• [WHAT TO PRODUCE]:
Locate the string "with" in the listing below. Copy every line where it is found.

--- START EXERCISE MATERIALS ---

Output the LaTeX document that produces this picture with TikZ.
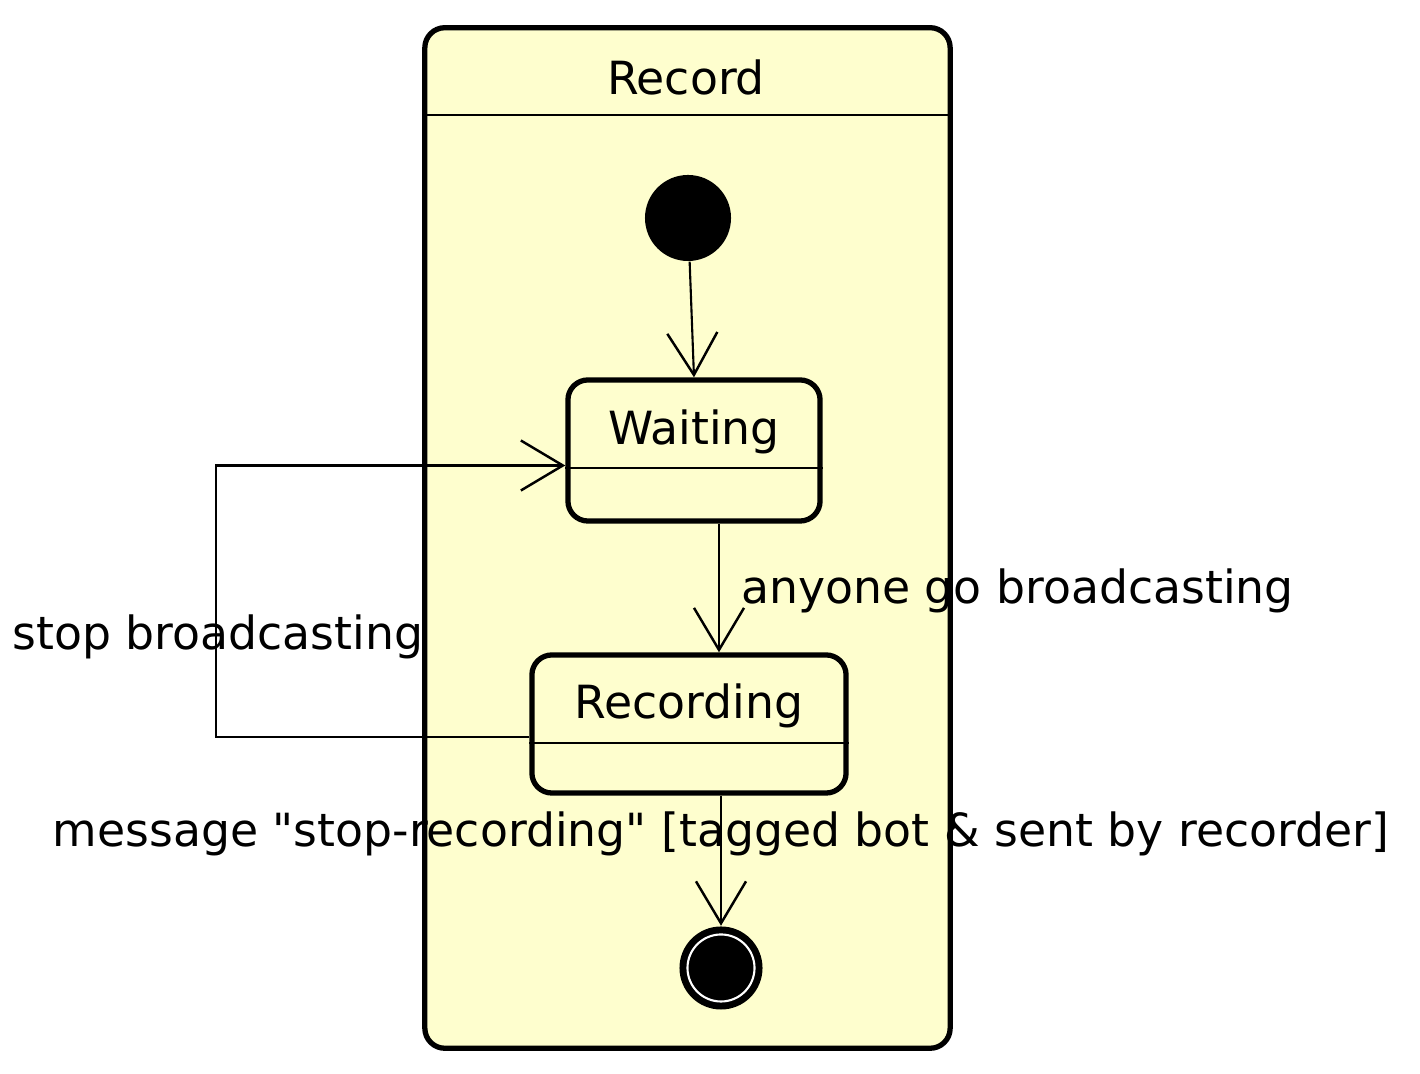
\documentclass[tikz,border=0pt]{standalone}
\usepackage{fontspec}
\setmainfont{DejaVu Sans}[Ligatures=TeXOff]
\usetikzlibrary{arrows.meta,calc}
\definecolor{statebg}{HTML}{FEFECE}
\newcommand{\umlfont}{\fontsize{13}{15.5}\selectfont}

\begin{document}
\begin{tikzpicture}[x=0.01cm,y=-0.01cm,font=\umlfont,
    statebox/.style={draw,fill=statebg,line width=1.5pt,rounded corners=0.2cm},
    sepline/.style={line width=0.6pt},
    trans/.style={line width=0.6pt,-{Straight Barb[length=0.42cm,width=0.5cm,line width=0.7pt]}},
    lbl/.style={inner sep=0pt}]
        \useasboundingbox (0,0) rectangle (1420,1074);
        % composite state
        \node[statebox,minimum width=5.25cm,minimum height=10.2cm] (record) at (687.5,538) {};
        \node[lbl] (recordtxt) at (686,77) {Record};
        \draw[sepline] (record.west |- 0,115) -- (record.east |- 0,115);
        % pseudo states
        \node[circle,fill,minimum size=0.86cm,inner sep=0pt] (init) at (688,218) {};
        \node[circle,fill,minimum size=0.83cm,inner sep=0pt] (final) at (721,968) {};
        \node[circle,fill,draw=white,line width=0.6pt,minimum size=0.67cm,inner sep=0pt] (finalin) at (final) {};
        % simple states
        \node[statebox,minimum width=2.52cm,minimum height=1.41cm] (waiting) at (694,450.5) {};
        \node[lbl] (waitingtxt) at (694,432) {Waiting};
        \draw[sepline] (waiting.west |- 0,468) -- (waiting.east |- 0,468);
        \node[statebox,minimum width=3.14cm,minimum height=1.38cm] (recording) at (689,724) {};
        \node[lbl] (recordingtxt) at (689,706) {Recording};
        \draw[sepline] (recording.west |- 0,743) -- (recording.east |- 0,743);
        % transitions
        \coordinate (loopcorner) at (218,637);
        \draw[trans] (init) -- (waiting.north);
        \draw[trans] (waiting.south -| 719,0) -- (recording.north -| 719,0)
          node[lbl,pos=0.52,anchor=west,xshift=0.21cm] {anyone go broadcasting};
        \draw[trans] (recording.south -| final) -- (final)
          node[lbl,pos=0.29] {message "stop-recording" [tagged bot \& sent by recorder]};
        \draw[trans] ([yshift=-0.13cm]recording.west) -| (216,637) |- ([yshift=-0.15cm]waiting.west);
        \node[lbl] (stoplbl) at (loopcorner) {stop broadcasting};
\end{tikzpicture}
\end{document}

--- END EXERCISE MATERIALS ---
--- START EXERCISE MATERIALS ---

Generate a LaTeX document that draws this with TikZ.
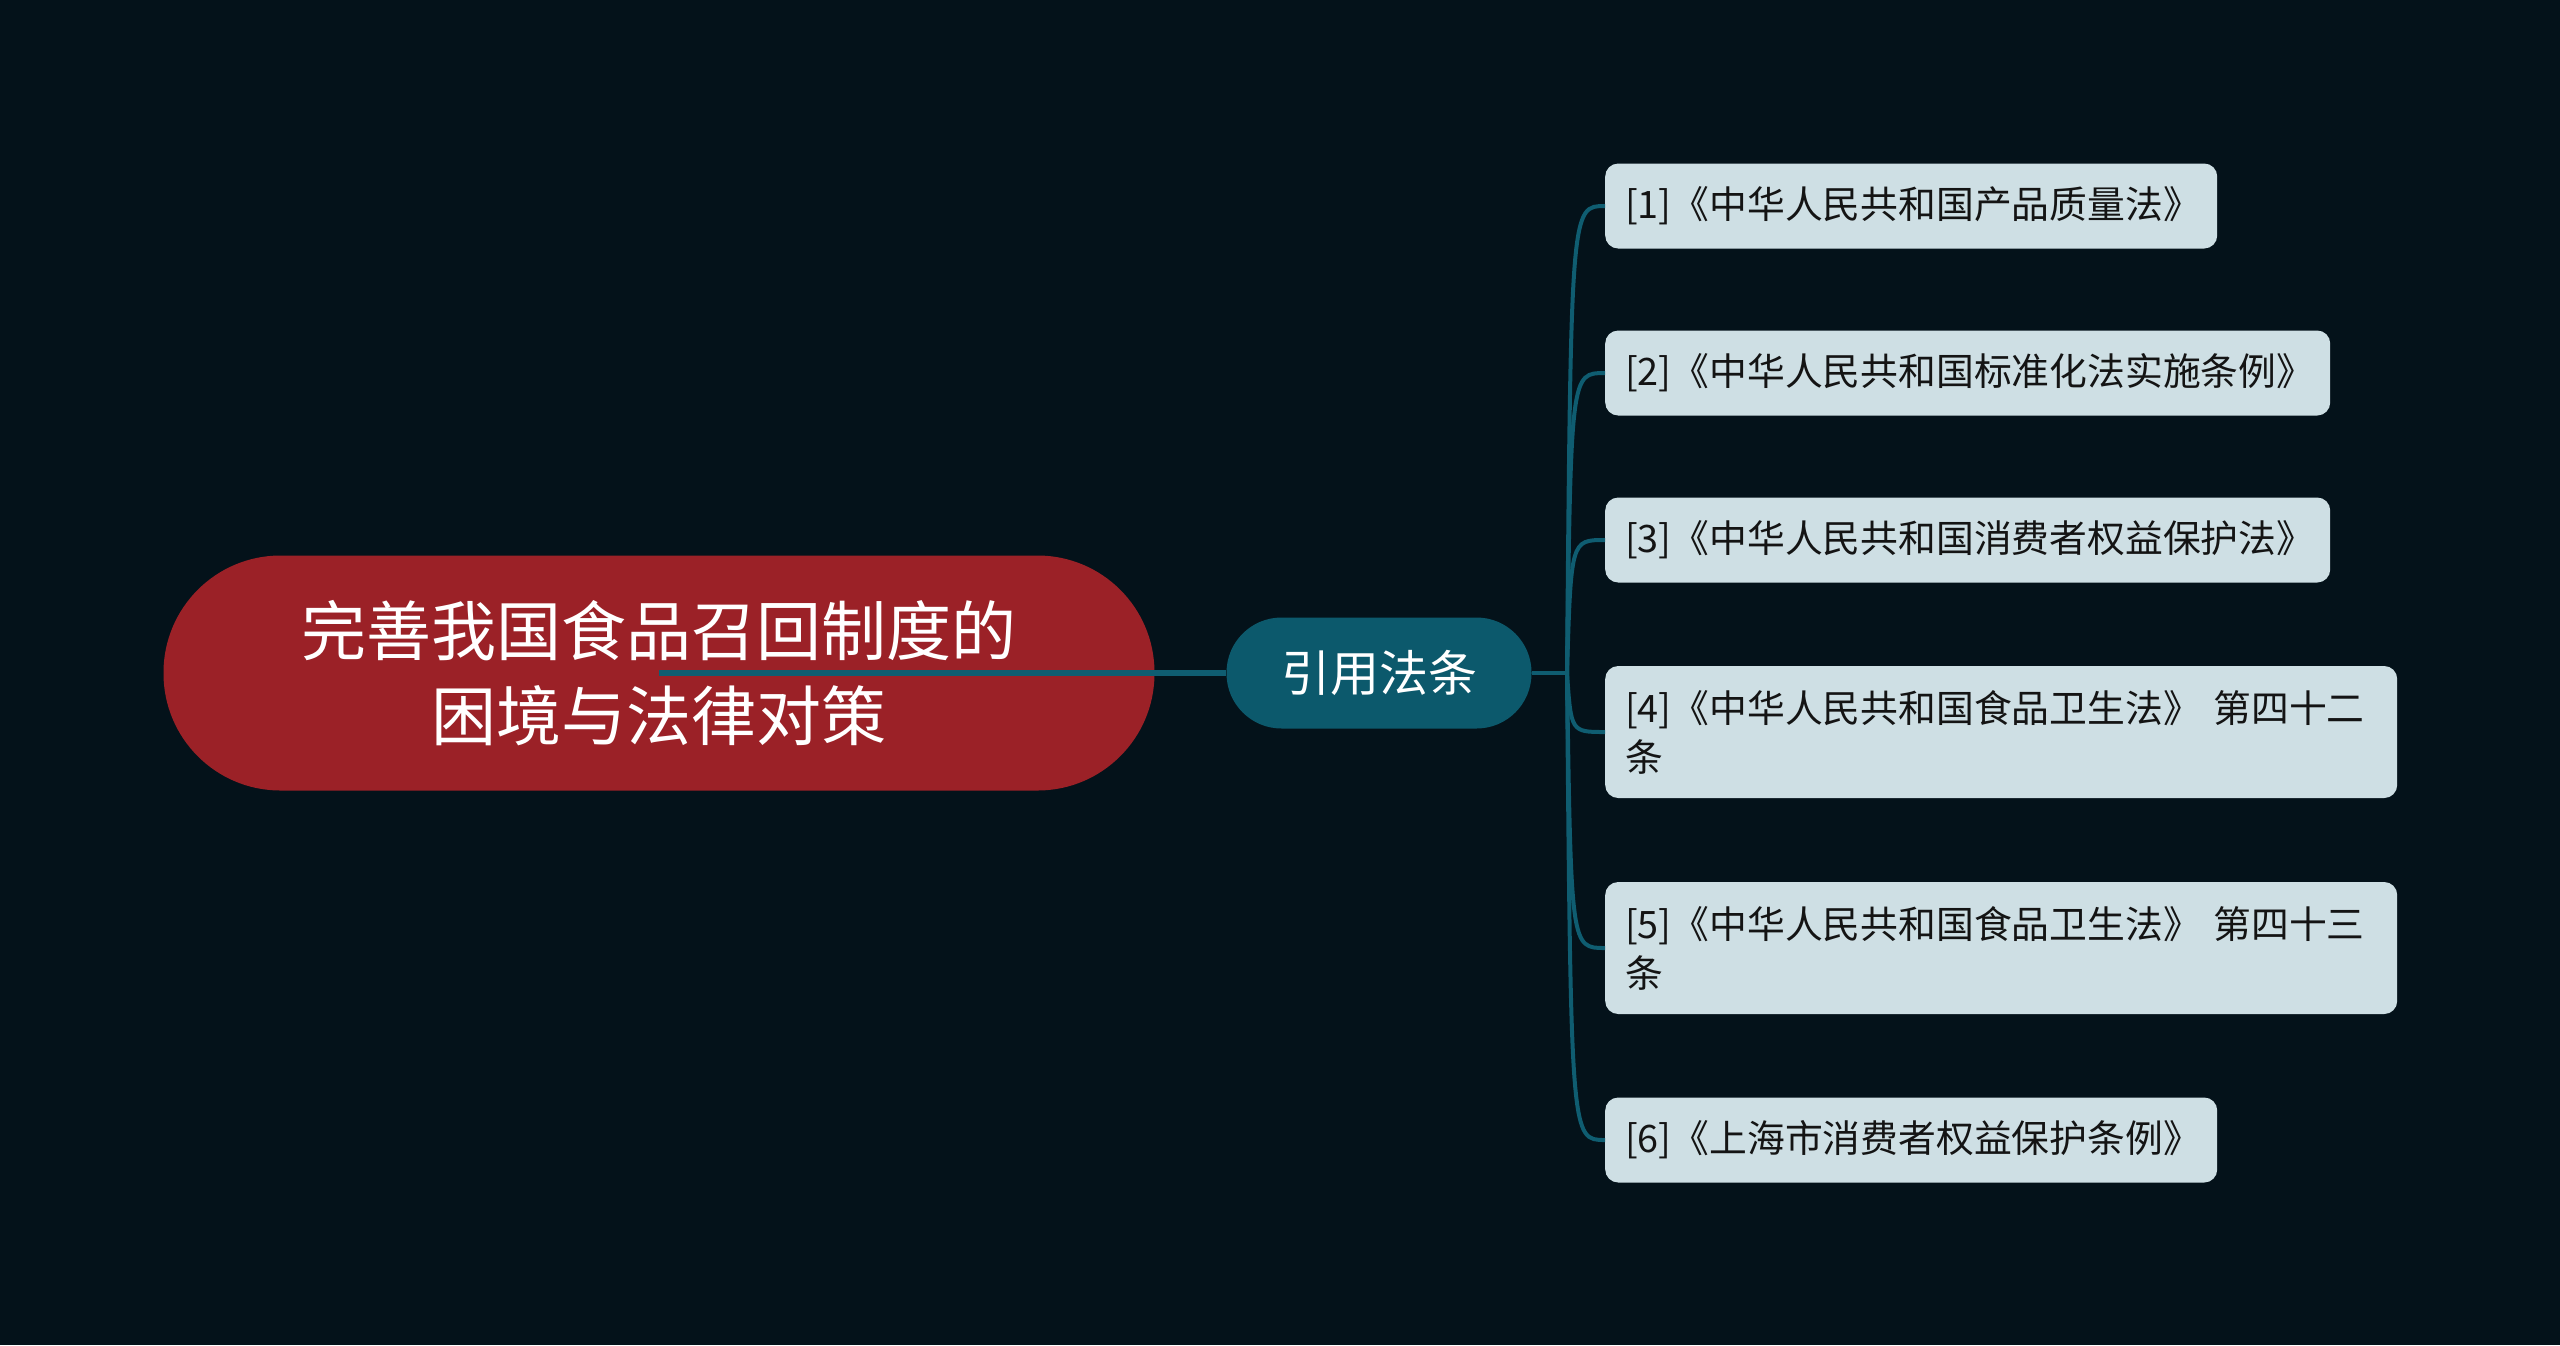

--- END EXERCISE MATERIALS ---

• [OUTPUT BELOW]:
Output the LaTeX document that produces this picture with TikZ.
Generate a LaTeX document that draws this with TikZ.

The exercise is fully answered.